しかも、「1991年のソ連崩壊」が、「共産主義諸国の資本主義化」という結果をもたらし、このことも、結局は、「世界的な金利低下」に貢献したわけだが、今回は、反対に、「米中の対立激化」により「世界的な信用が失われ、金利が上昇している状況」となっているのである。つまり、「マネーの根本」である「信用」が減少しているために、「1971年」から始まった「信用本位制」とも呼ぶべき「現在の通貨制度」が破たんしかかっており、その結果として、「大量のデジタル通貨」が存続の危機に直面しているのである。
より具体的には、「デジタル通貨の大量創造」が産み出した「DX革命」というのは、基本的に、「アナログからデジタルへ」という「情報や資金の効率化への動き」が、大きな原因だった可能性のことである。つまり、「情報の一部だけを切り取っているデジタル化」については、「マクロ物理学の申し子」とも言える状況だったようだが、今後は、「アナログ化」が必要とされる「ミクロ物理学」の時代が始まるものと思われるのである。あるいは、「東洋の唯心論」が発展することにより、「西洋の唯物論」で忘れ去られた「心の謎」が、深く解明され始める状況も想定されるが、この時に発生する変化は、「デジタル通貨に関する世界的な疑問」とも思われるのである。

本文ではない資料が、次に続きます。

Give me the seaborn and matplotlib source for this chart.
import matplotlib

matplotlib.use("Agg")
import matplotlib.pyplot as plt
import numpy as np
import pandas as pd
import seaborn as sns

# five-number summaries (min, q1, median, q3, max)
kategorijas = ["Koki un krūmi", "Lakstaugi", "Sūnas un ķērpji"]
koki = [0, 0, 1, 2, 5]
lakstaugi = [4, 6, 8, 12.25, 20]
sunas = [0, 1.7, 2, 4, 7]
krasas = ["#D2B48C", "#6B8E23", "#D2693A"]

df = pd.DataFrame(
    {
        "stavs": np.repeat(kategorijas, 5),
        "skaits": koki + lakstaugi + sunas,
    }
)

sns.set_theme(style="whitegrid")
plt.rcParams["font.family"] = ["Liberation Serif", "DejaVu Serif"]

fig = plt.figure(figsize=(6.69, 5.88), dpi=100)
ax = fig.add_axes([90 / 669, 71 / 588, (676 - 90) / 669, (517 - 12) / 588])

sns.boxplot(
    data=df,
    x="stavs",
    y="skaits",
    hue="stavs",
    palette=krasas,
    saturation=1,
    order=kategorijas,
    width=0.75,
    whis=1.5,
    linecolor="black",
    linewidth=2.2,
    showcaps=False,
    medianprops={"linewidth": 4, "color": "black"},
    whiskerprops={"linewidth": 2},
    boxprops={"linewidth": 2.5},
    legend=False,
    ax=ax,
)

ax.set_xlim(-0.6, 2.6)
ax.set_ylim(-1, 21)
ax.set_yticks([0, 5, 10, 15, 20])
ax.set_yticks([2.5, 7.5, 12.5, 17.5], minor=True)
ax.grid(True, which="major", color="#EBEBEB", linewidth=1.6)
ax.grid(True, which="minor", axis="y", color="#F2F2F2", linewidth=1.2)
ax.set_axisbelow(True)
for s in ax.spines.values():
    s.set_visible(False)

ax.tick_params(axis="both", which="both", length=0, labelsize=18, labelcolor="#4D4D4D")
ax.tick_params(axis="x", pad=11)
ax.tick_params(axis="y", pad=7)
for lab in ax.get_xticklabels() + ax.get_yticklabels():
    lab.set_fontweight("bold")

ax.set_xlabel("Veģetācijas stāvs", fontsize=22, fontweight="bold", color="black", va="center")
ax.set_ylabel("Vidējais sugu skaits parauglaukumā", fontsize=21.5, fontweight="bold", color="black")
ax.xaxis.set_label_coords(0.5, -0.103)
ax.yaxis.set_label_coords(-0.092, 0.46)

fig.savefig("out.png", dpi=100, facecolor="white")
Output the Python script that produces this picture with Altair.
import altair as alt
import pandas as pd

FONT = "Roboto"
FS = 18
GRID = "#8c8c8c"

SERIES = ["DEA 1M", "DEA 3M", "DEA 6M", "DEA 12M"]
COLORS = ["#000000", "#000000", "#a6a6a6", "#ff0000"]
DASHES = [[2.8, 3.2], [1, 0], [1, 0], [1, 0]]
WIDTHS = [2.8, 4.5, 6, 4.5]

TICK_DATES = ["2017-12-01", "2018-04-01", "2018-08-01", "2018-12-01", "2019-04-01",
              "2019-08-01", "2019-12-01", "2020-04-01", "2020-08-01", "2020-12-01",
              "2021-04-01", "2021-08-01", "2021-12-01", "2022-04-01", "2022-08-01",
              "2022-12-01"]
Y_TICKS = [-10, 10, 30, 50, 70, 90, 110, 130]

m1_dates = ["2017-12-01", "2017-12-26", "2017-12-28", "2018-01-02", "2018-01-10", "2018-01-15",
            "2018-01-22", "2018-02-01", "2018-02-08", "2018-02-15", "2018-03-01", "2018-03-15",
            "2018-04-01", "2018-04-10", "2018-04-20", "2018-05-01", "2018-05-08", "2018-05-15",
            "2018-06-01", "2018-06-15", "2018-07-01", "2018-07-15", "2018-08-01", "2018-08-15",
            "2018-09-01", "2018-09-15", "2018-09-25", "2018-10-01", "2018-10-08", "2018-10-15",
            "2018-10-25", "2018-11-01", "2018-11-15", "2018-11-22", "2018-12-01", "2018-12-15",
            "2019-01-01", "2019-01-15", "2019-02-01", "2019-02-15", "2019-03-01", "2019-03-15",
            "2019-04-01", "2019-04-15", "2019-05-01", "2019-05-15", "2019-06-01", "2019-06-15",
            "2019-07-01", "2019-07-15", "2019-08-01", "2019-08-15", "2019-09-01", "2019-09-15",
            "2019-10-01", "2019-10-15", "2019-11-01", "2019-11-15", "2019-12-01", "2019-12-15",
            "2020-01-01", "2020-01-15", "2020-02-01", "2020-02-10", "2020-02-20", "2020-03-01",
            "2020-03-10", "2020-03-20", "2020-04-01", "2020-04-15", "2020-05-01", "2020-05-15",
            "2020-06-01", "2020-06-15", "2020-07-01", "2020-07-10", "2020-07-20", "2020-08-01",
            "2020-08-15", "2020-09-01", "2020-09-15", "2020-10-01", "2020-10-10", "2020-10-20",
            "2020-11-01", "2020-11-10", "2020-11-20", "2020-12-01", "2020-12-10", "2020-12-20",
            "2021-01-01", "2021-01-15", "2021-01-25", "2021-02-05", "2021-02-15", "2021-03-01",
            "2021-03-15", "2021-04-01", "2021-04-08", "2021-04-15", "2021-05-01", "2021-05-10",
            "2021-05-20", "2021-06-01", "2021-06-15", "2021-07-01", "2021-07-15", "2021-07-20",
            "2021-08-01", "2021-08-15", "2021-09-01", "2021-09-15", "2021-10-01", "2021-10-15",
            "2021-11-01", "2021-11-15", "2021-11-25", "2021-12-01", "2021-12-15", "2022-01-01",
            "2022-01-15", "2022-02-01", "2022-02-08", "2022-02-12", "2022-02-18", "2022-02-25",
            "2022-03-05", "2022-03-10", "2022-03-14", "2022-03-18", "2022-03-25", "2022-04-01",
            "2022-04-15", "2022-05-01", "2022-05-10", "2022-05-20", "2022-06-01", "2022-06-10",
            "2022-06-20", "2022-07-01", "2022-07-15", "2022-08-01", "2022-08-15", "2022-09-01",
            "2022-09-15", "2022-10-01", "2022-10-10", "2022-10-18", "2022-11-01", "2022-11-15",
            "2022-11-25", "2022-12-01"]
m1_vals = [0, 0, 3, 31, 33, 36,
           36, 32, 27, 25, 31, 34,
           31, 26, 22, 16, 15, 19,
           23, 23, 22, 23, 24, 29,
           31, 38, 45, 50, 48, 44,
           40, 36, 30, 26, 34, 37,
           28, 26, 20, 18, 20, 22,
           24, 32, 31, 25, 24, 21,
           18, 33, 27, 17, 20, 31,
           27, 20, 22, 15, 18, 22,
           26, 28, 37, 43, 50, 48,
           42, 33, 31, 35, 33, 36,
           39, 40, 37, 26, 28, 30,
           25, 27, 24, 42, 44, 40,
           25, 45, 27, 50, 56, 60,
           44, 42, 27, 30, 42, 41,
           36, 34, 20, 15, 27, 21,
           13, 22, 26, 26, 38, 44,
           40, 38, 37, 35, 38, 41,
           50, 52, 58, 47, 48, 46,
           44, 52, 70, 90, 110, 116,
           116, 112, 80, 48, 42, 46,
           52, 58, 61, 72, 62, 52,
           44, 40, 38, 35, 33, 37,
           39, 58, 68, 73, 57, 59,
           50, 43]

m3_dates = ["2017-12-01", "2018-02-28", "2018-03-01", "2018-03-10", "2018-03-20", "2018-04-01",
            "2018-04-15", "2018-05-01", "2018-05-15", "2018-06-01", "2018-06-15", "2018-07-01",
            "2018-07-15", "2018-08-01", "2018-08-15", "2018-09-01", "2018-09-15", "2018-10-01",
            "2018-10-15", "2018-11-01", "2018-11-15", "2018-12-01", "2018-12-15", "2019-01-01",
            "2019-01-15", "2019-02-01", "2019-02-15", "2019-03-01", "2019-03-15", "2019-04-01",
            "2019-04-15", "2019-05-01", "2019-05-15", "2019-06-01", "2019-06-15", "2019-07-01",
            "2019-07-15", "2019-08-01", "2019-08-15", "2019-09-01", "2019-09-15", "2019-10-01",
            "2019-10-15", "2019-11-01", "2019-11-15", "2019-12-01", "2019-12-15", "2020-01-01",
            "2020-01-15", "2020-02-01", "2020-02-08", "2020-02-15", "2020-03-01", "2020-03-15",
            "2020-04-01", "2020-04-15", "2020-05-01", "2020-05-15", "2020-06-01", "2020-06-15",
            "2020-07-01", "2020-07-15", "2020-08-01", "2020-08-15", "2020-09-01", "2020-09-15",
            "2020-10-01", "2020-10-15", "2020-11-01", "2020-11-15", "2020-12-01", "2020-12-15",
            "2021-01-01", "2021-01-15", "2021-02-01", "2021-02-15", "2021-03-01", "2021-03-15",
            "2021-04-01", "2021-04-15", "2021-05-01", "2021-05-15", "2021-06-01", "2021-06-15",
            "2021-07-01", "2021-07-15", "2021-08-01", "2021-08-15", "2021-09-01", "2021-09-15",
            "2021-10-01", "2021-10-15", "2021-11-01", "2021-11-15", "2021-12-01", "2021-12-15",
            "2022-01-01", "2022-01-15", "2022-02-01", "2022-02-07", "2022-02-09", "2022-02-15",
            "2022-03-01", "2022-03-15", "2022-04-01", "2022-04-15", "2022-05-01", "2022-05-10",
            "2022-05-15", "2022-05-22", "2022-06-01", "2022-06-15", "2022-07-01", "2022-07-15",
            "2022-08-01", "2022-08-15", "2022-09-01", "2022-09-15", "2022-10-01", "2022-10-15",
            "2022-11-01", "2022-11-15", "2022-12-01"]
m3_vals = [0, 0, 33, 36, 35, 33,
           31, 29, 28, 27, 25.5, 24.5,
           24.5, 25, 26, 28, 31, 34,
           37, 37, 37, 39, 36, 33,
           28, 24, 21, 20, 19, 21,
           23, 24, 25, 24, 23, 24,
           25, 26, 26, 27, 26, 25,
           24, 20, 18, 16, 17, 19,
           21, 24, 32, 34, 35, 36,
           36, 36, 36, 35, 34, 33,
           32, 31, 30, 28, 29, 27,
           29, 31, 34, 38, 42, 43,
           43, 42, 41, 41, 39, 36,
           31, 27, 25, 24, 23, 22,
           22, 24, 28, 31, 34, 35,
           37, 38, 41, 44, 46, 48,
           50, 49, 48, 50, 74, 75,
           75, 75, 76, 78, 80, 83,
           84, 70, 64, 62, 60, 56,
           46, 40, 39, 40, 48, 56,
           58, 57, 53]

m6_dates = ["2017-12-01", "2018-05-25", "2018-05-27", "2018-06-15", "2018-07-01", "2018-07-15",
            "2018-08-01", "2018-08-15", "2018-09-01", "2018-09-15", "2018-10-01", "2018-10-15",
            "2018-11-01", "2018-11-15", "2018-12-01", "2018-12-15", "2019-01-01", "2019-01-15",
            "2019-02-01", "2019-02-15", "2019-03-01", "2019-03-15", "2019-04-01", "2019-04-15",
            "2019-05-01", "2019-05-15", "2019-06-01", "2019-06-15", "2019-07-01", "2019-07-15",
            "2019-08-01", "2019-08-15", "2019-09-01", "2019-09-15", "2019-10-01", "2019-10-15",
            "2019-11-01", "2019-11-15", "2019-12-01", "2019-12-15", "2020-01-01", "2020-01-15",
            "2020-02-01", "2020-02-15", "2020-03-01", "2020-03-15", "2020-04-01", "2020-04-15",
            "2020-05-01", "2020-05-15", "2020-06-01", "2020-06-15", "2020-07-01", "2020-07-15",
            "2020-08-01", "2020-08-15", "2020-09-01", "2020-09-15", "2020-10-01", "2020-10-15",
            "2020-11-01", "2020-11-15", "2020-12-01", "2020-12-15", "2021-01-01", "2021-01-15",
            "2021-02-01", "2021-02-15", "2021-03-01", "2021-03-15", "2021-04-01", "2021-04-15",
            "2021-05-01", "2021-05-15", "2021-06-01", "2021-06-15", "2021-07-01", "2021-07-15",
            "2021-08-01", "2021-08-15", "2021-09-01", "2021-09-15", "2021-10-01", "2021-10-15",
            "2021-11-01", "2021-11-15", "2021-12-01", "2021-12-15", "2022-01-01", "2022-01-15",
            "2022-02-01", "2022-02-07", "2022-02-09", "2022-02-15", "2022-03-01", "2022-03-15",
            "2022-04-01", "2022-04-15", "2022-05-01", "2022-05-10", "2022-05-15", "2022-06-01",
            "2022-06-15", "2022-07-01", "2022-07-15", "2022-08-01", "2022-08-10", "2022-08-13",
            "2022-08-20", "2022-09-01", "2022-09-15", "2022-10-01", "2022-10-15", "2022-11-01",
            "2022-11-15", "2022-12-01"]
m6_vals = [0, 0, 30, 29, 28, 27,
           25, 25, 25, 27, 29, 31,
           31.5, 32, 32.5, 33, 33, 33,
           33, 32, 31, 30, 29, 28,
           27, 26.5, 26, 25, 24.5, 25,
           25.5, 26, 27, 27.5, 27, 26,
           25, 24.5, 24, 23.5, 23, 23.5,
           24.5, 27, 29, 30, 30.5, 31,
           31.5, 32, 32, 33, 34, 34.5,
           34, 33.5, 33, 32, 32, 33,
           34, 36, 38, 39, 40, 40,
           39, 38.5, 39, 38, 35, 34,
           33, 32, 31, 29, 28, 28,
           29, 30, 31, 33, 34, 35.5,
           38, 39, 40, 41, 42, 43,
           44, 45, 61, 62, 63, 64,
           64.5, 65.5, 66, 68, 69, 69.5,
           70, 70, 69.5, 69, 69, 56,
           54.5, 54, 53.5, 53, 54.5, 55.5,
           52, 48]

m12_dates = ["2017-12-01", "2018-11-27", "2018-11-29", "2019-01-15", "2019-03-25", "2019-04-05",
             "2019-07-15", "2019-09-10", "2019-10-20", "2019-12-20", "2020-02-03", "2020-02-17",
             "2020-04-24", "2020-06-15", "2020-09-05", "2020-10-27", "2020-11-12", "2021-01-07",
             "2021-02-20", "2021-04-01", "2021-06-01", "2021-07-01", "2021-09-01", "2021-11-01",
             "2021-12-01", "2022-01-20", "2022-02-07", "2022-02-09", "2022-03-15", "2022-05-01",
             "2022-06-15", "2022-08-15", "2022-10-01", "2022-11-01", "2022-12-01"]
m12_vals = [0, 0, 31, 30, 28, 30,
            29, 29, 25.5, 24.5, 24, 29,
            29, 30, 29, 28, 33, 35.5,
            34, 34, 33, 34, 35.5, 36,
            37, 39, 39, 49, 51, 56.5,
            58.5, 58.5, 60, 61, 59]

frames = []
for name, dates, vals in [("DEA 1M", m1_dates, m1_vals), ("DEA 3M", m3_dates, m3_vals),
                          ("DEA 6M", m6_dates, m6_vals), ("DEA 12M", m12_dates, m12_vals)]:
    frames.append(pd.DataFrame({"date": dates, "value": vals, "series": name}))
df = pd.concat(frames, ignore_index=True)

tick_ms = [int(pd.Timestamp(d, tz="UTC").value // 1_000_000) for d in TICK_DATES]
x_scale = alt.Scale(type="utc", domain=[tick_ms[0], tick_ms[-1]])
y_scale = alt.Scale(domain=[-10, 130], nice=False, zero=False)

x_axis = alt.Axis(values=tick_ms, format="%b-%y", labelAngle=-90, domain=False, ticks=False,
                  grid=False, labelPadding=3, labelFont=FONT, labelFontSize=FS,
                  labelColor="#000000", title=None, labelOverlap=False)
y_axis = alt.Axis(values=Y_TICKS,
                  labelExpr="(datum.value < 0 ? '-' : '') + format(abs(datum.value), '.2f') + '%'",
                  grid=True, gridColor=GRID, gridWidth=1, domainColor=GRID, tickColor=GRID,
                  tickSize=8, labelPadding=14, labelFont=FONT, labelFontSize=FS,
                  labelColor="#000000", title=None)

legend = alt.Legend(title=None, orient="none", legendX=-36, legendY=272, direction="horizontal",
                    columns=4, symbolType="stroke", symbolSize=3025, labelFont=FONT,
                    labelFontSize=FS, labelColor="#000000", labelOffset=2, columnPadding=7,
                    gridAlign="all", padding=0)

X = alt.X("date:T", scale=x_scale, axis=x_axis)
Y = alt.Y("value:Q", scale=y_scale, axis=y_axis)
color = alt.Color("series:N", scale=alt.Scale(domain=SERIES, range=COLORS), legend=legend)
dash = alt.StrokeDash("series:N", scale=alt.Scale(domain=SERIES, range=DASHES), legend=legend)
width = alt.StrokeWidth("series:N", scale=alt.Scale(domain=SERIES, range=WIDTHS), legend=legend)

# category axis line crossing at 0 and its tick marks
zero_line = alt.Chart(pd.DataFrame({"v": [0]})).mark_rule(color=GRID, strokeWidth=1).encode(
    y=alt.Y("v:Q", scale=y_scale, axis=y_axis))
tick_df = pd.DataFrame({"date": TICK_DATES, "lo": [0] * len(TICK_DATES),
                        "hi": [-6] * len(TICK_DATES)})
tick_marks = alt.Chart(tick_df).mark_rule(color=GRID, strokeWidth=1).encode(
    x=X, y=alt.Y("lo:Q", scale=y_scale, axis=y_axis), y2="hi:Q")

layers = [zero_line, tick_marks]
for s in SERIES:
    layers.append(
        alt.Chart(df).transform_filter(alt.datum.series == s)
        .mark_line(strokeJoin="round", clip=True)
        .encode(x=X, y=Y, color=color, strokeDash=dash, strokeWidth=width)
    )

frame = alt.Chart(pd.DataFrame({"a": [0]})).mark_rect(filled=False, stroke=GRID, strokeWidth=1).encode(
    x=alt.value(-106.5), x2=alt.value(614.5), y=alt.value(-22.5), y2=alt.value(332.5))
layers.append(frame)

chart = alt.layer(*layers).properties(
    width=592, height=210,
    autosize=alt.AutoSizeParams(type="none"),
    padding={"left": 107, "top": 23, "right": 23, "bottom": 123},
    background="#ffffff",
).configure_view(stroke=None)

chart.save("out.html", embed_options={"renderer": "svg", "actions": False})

つまり、「デリバティブという金融商品」が中心となって産み出した「大量のデジタル通貨が、人々の欲望を過剰に刺激し、その結果として、世界的な環境破壊や異常気象に繋がった可能性」が検証し始めるものと思われるのである。しかも、現在では、すでに、「マネーの収縮」が始まっており、実際のところ、「1600年に一度」ともいうべき「マネーの大膨張」は、いまや「過去の歴史」となった状況とも言えるようである。